The laws allow disciplinary action to be taken against teachers who violate them.

An earlier version of the legislation echoed a now-rescinded Trump administration order that sought to ban discussion of “divisive concepts” in schools.

The lawsuit asks the court to declare the laws unconstitutional and bar its enforcement, similar to a suit filed last week by the AFT-New Hampshire union, three high school teachers; and two parents.

One of the plaintiffs in the new case, Andres Mejia, is director of diversity, equity, inclusion and justice at the Exeter Region Cooperative School District. He conducts staff trainings on concepts such as implicit and institutional bias, racism, belonging, and inclusiveness. Because the law is ambiguous, he will potentially subject himself to a complaint, the lawsuit said.
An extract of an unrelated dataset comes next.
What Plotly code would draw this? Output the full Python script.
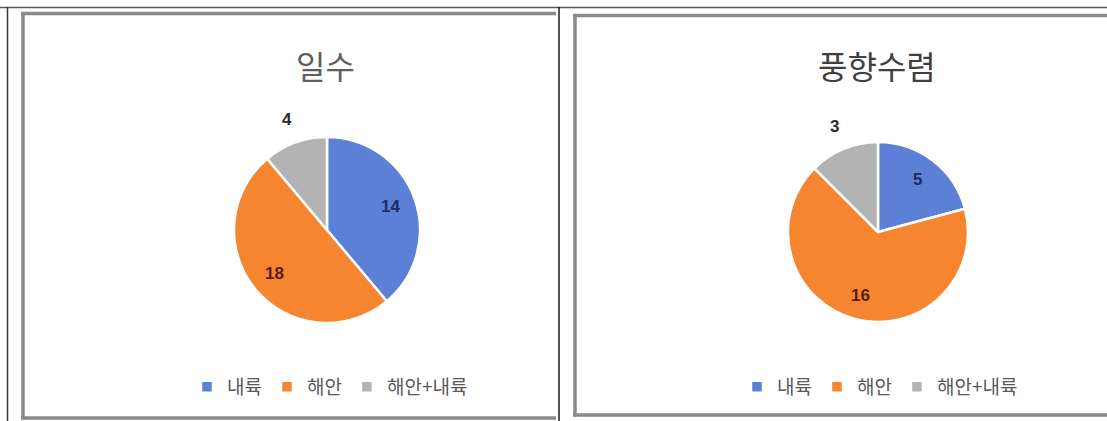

Mejia also fields inquiries from teachers as to whether certain books, video content, curriculum, materials and information — as well as what a teacher would say — would be banned. He said he is unable to answer those questions under the current laws.

“This law chills the very type of diversity, equity, and inclusion work that is absolutely necessary to ensure that each student is seen, heard, and connected, especially as New Hampshire becomes more diverse,” Mejia said in a statement with co-plaintiff Christina Kim Philibotte, the chief equity officer for the Manchester School District.

Merrifield referred comment to the attorney general’s office, which said it is “reviewing the complaint and will defend these laws.” The Education Department and Human Rights Commission said last week it doesn’t comment on pending litigation.